8. ‘Sugar Walls’ by Sheena Easton

Sheena Easton scored a top 10 hit with her 1985 single, “Sugar Walls,” in spite of the fact that the title may actually be referring to the walls of her vagina. Lyrics like, “Blood races to your private spots, lets me know there’s a fire/You can’t fight passion when passion is hot” were enough to earn the ire of certain radio stations across the nation, as well as the condemnation of televangelist Jimmy Swaggart and Tipper Gore’s Parents Music Resource Center.

9. ‘Relax’ by Frankie Goes to Hollywood

“Relax” garnered little attention upon its initial release, but eventually became one of the most successful and controversial hits of the 1980s, at least in the U.K. Beyond containing the lyrics, “Relax, don’t do it/When you want to suck it, do it/Relax, don’t do it/ When you want to come,” the band further courted controversy with a suggestive ad campaign and revealing record sleeve. The BBC banned the song from their radio station and music video showcase Top of the Pops, just as it enjoyed a massive boost in popularity, forcing them to announce the song as No. 1 on the charts without being allowed to play the accompanying video.

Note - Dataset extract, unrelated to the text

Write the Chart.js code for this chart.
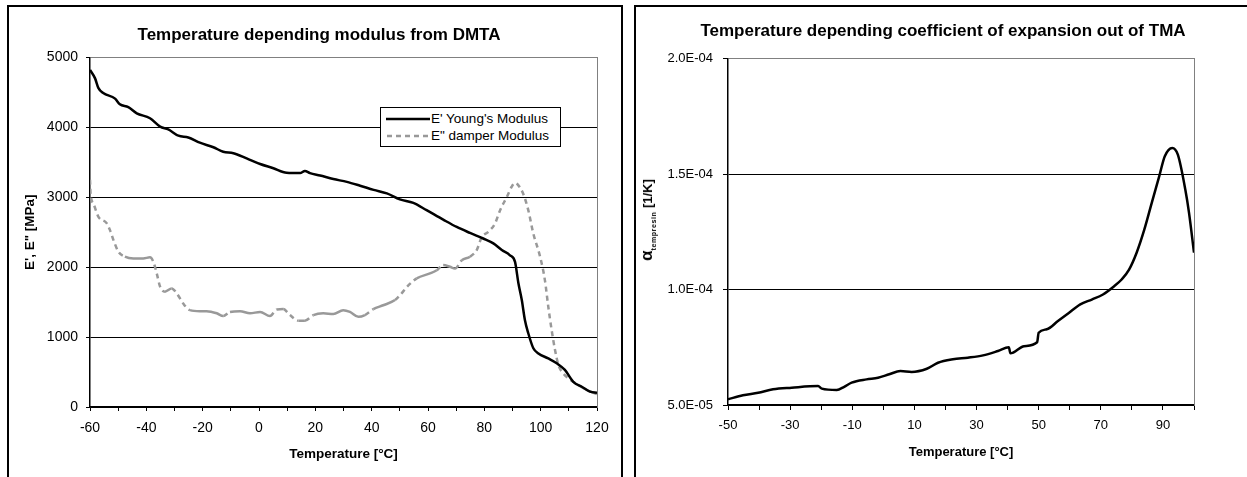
<!DOCTYPE html>
<html>
<head>
<meta charset="utf-8">
<title>DMTA and TMA</title>
<script src="https://cdn.jsdelivr.net/npm/chart.js@4.4.1/dist/chart.umd.min.js"></script>
<style>
    html, body { margin: 0; padding: 0; background: #fff; }
    body {
        width: 1247px;
        height: 477px;
        overflow: hidden;
        position: relative;
        font-family: "Liberation Sans", Arial, sans-serif;
    }
    .frame {
        position: absolute;
        top: 5px;
        height: 490px;
        border: 2px solid #000;
        border-bottom: none;
    }
    #frameLeft { left: 7px; width: 612px; }
    #frameRight { left: 634px; width: 640px; }
    canvas { position: absolute; top: 0; }
    #dmtaChart { left: 0; }
    #tmaChart { left: 630px; }

    /* legend of the DMTA chart */
    #dmtaLegend {
        position: absolute;
        left: 380px;
        top: 107px;
        width: 179px;
        height: 38px;
        border: 1px solid #000;
        background: #fff;
        font-size: 13.5px;
        color: #000;
    }
    .legend-row {
        position: absolute;
        left: 5px;
        height: 16px;
        line-height: 16px;
        white-space: nowrap;
    }
    .legend-row svg { vertical-align: middle; margin-right: 1px; }
    #rowYoung { top: 3px; }
    #rowDamper { top: 20px; }

    /* y axis title of the TMA chart (needs a subscript) */
    #alphaTitle {
        position: absolute;
        left: 647px;
        top: 220px;
        transform: translate(-50%, -50%) rotate(-90deg);
        white-space: nowrap;
        font-weight: bold;
        font-size: 13px;
        color: #000;
    }
    #alphaTitle .alpha { font-size: 17px; }
    #alphaTitle sub { font-size: 7px; letter-spacing: 0.6px; vertical-align: -4px; }
</style>
</head>
<body>
<div class="frame" id="frameLeft"></div>
<div class="frame" id="frameRight"></div>
<canvas id="dmtaChart" width="638" height="477"></canvas>
<canvas id="tmaChart" width="626" height="477"></canvas>

<div id="dmtaLegend">
    <div class="legend-row" id="rowYoung">
        <svg width="44" height="6"><line x1="0" y1="3" x2="44" y2="3" stroke="#000" stroke-width="2.5"/></svg>E' Young's Modulus
    </div>
    <div class="legend-row" id="rowDamper">
        <svg width="44" height="6"><line x1="1" y1="3" x2="44" y2="3" stroke="#999" stroke-width="2.5" stroke-dasharray="5 4"/></svg>E" damper Modulus
    </div>
</div>
<div id="alphaTitle"><span class="alpha">α</span><sub>tempresin</sub> [1/K]</div>

<script>
// ============================================
// Data - DMTA (left chart)
// ============================================

const tempYoung = [-60, -58.2, -57, -55.3, -51.1, -49.4, -46.4, -43.4, -38.7, -35.1, -32.2, -28.6,
    -25.1, -21, -16.2, -12.7, -9.1, -4.4, 0.4, 5.1, 9.8, 14.6, 16.3, 18.1, 21.7, 26.4, 31.2, 35.9,
    40.7, 45.4, 50, 54.8, 59.5, 65.4, 70.2, 74.9, 79.6, 83.2, 86.2, 89.1, 90.9, 92.1, 93.3, 94.4,
    95.6, 97.4, 99.2, 102.7, 105.7, 108.6, 111.6, 114.6, 117.5, 120];
const youngModulus = [4820, 4700, 4560, 4490, 4410, 4330, 4290, 4200, 4130, 4010, 3970, 3880,
    3855, 3780, 3715, 3650, 3630, 3555, 3475, 3415, 3350, 3345, 3375, 3345, 3310, 3260, 3220, 3165,
    3105, 3055, 2970, 2920, 2815, 2680, 2575, 2490, 2410, 2340, 2245, 2170, 2075, 1770, 1530, 1245,
    1055, 840, 765, 695, 625, 530, 360, 290, 220, 205];

const tempDamper = [-60, -59.8, -58.8, -57, -54.1, -52.9, -51.7, -49.9, -47.6, -44.6, -41.1, -38.7,
    -37.5, -36.3, -35.1, -33.4, -31, -29.2, -26.9, -24.5, -21, -18.6, -15, -12.7, -10.3, -6.7, -3.2,
    0.4, 3.9, 6.3, 8.6, 11, 14, 16.3, 19.3, 22.8, 26.4, 29.9, 32.3, 35.3, 37.6, 40.6, 44.1, 48.3,
    50.1, 52.6, 56, 60.7, 63.1, 65.4, 67.8, 69.6, 72, 74.9, 77.3, 79.1, 81.4, 83.8, 85.6, 88, 89.7,
    90.9, 92.1, 93.8, 95.6, 97.4, 99.8, 101.5, 102.7, 103.9, 105.1, 106.3, 108, 110.4, 113.3, 116.3, 120];
const damperModulus = [3250, 3050, 2910, 2720, 2630, 2530, 2390, 2220, 2150, 2125, 2125, 2140,
    2075, 1910, 1720, 1650, 1695, 1625, 1480, 1385, 1370, 1370, 1340, 1300, 1360, 1370, 1340,
    1360, 1300, 1395, 1400, 1315, 1235, 1235, 1315, 1340, 1330, 1385, 1360, 1290, 1315, 1400, 1455, 1530,
    1600, 1720, 1840, 1910, 1955, 2030, 2005, 1980, 2100, 2150, 2245, 2430, 2505, 2625, 2815, 3005, 3150,
    3205, 3170, 3050, 2815, 2480, 2150, 1815, 1435, 1100, 815, 600, 480, 395, 315, 245, 185];

const xTicksDmta = [-60, -50, -40, -30, -20, -10, 0, 10, 20, 30, 40, 50, 60, 70, 80, 90, 100, 110, 120];
const xLabelsDmta = [-60, -40, -20, 0, 20, 40, 60, 80, 100, 120];
const yTicksDmta = [0, 1000, 2000, 3000, 4000, 5000];

// ============================================
// Data - TMA (right chart)
// ============================================

const tempAlpha = [-50, -45.2, -40.3, -35.5, -29.5, -21, -19.8, -15, -12.6, -10.2, -5.4, -1.7,
    1.9, 5.5, 9.1, 14, 17.6, 22.4, 27.2, 32.1, 36.9, 40.4, 40.9, 45.3, 49.5, 50, 52.6, 56.2,
    59.8, 63.4, 67.1, 70.7, 74.3, 76.7, 79.1, 81.5, 84, 86.4, 88.8, 90.6, 93, 94.8, 97.2, 98.4, 100];
const alphaValues = [5.25e-5, 5.42e-5, 5.53e-5, 5.68e-5, 5.75e-5, 5.82e-5, 5.71e-5, 5.65e-5, 5.79e-5,
    5.97e-5, 6.11e-5, 6.18e-5, 6.33e-5, 6.47e-5, 6.43e-5, 6.57e-5, 6.83e-5, 6.98e-5, 7.05e-5, 7.15e-5,
    7.34e-5, 7.50e-5, 7.24e-5, 7.55e-5, 7.72e-5, 8.13e-5, 8.28e-5, 8.64e-5, 9.0e-5, 9.36e-5, 9.57e-5,
    9.79e-5, 1.015e-4, 1.044e-4, 1.087e-4, 1.159e-4, 1.26e-4, 1.376e-4, 1.491e-4, 1.578e-4, 1.614e-4,
    1.585e-4, 1.434e-4, 1.333e-4, 1.16e-4];

const xTicksTma = [-50, -40, -30, -20, -10, 0, 10, 20, 30, 40, 50, 60, 70, 80, 90, 100];
const xLabelsTma = [-50, -30, -10, 10, 30, 50, 70, 90];
const yTicksTma = [5e-5, 1e-4, 1.5e-4, 2e-4];

// ============================================
// Helpers
// ============================================

Chart.defaults.font.family = '"Liberation Sans", Arial, sans-serif';
Chart.defaults.color = '#000';

function toPoints(xs, ys) {
    return xs.map((x, i) => ({ x: x, y: ys[i] }));
}

function sciLabel(value) {
    const parts = value.toExponential(1).split('e');
    const exp = parseInt(parts[1], 10);
    const sign = exp < 0 ? '-' : '+';
    return parts[0] + 'E' + sign + String(Math.abs(exp)).padStart(2, '0');
}

function fixedTicks(values) {
    return function(scale) {
        scale.ticks = values.map(v => ({ value: v }));
    };
}

// excel restarts the dash on every short segment, so only steep parts look dashed
function steepDash(ctx) {
    const dx = Math.abs(ctx.p1.x - ctx.p0.x);
    const dy = Math.abs(ctx.p1.y - ctx.p0.y);
    return dy > dx * 0.6 ? [5, 4] : undefined;
}

function plotBorderAxis(width) {
    return {
        position: 'right',
        display: true,
        afterFit: function(scale) { scale.width = width; },
        ticks: { display: false },
        grid: { display: false },
        border: { color: '#808080', width: 1 }
    };
}

// ============================================
// DMTA chart
// ============================================

function initializeDmtaChart() {
    const ctx = document.getElementById('dmtaChart').getContext('2d');
    const topValue = yTicksDmta[yTicksDmta.length - 1];

    new Chart(ctx, {
        type: 'line',
        data: {
            datasets: [{
                label: "E' Young's Modulus",
                data: toPoints(tempYoung, youngModulus),
                borderColor: '#000',
                borderWidth: 2.5,
                pointRadius: 0,
                cubicInterpolationMode: 'monotone'
            }, {
                label: 'E" damper Modulus',
                data: toPoints(tempDamper, damperModulus),
                borderColor: '#999',
                borderWidth: 2.5,
                pointRadius: 0,
                cubicInterpolationMode: 'monotone',
                segment: { borderDash: steepDash }
            }]
        },
        options: {
            responsive: false,
            animation: false,
            layout: { padding: 0 },
            plugins: {
                legend: { display: false },
                tooltip: { enabled: false },
                title: {
                    display: true,
                    text: 'Temperature depending modulus from DMTA',
                    color: '#000',
                    font: { size: 17, weight: 'bold' },
                    padding: { top: 25, bottom: 12 }
                }
            },
            scales: {
                x: {
                    type: 'linear',
                    min: xTicksDmta[0],
                    max: xTicksDmta[xTicksDmta.length - 1],
                    afterBuildTicks: fixedTicks(xTicksDmta),
                    afterFit: function(scale) { scale.height = 70; },
                    ticks: {
                        autoSkip: false,
                        maxRotation: 0,
                        padding: 9,
                        font: { size: 14 },
                        callback: v => xLabelsDmta.includes(v) ? String(v) : ''
                    },
                    grid: { drawOnChartArea: false, color: '#000', tickLength: 4 },
                    border: { color: '#000', width: 1.5 },
                    title: {
                        display: true,
                        text: 'Temperature [°C]',
                        font: { size: 13.5, weight: 'bold' },
                        padding: { top: 0, bottom: 15 }
                    }
                },
                y: {
                    min: yTicksDmta[0],
                    max: topValue,
                    afterBuildTicks: fixedTicks(yTicksDmta),
                    afterFit: function(scale) { scale.width = 90; },
                    ticks: {
                        padding: 8,
                        font: { size: 14 },
                        callback: v => String(v)
                    },
                    grid: {
                        color: c => (c.tick && c.tick.value === topValue) ? '#808080' : '#000',
                        tickColor: '#000',
                        tickLength: 4
                    },
                    border: { color: '#000', width: 1.5 },
                    title: {
                        display: true,
                        text: 'E\', E" [MPa]',
                        font: { size: 13.5, weight: 'bold' },
                        padding: { top: 22, bottom: 0 }
                    }
                },
                y2: plotBorderAxis(41)
            }
        }
    });
}

// ============================================
// TMA chart
// ============================================

function initializeTmaChart() {
    const ctx = document.getElementById('tmaChart').getContext('2d');
    const topValue = yTicksTma[yTicksTma.length - 1];

    new Chart(ctx, {
        type: 'line',
        data: {
            datasets: [{
                label: 'alpha tempresin',
                data: toPoints(tempAlpha, alphaValues),
                borderColor: '#000',
                borderWidth: 2.5,
                pointRadius: 0,
                cubicInterpolationMode: 'monotone'
            }]
        },
        options: {
            responsive: false,
            animation: false,
            layout: { padding: 0 },
            plugins: {
                legend: { display: false },
                tooltip: { enabled: false },
                title: {
                    display: true,
                    text: 'Temperature depending coefficient of expansion out of TMA',
                    color: '#000',
                    font: { size: 17, weight: 'bold' },
                    padding: { top: 21.5, bottom: 17 }
                }
            },
            scales: {
                x: {
                    type: 'linear',
                    min: xTicksTma[0],
                    max: xTicksTma[xTicksTma.length - 1],
                    afterBuildTicks: fixedTicks(xTicksTma),
                    afterFit: function(scale) { scale.height = 72; },
                    ticks: {
                        autoSkip: false,
                        maxRotation: 0,
                        padding: 8,
                        font: { size: 13 },
                        callback: v => xLabelsTma.includes(v) ? String(v) : ''
                    },
                    grid: { drawOnChartArea: false, color: '#000', tickLength: 5 },
                    border: { color: '#000', width: 1.5 },
                    title: {
                        display: true,
                        text: 'Temperature [°C]',
                        font: { size: 13, weight: 'bold' },
                        padding: { top: 0, bottom: 16.5 }
                    }
                },
                y: {
                    min: yTicksTma[0],
                    max: topValue,
                    afterBuildTicks: fixedTicks(yTicksTma),
                    afterFit: function(scale) { scale.width = 98; },
                    ticks: {
                        padding: 10,
                        font: { size: 13 },
                        callback: v => sciLabel(v)
                    },
                    grid: {
                        color: c => (c.tick && Math.abs(c.tick.value - topValue) < 1e-12) ? '#808080' : '#000',
                        tickColor: '#000',
                        tickLength: 5
                    },
                    border: { color: '#000', width: 1.5 }
                },
                y2: plotBorderAxis(62)
            }
        }
    });
}

initializeDmtaChart();
initializeTmaChart();
</script>
</body>
</html>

10. ‘F*ck tha Police’ by N.W.A.

Is it any wonder one of N.W.A.’s most inflammatory protest songs earned the disapproval of law enforcement agencies around the nation? The song, which condemns police brutality and condones violence against officers, provoked the FBI to send a letter of disapproval to the band’s record company. It was also banned by the Australian Broadcasting Corporation, inspiring the employees of the radio station Triple J to strike and play N.W.A.’s “Express Yourself” on a continuous loop in protest. N.W.A. undoubtedly won this one in the long run, as the song’s title remains a popular anti-authoritarian slogan even today.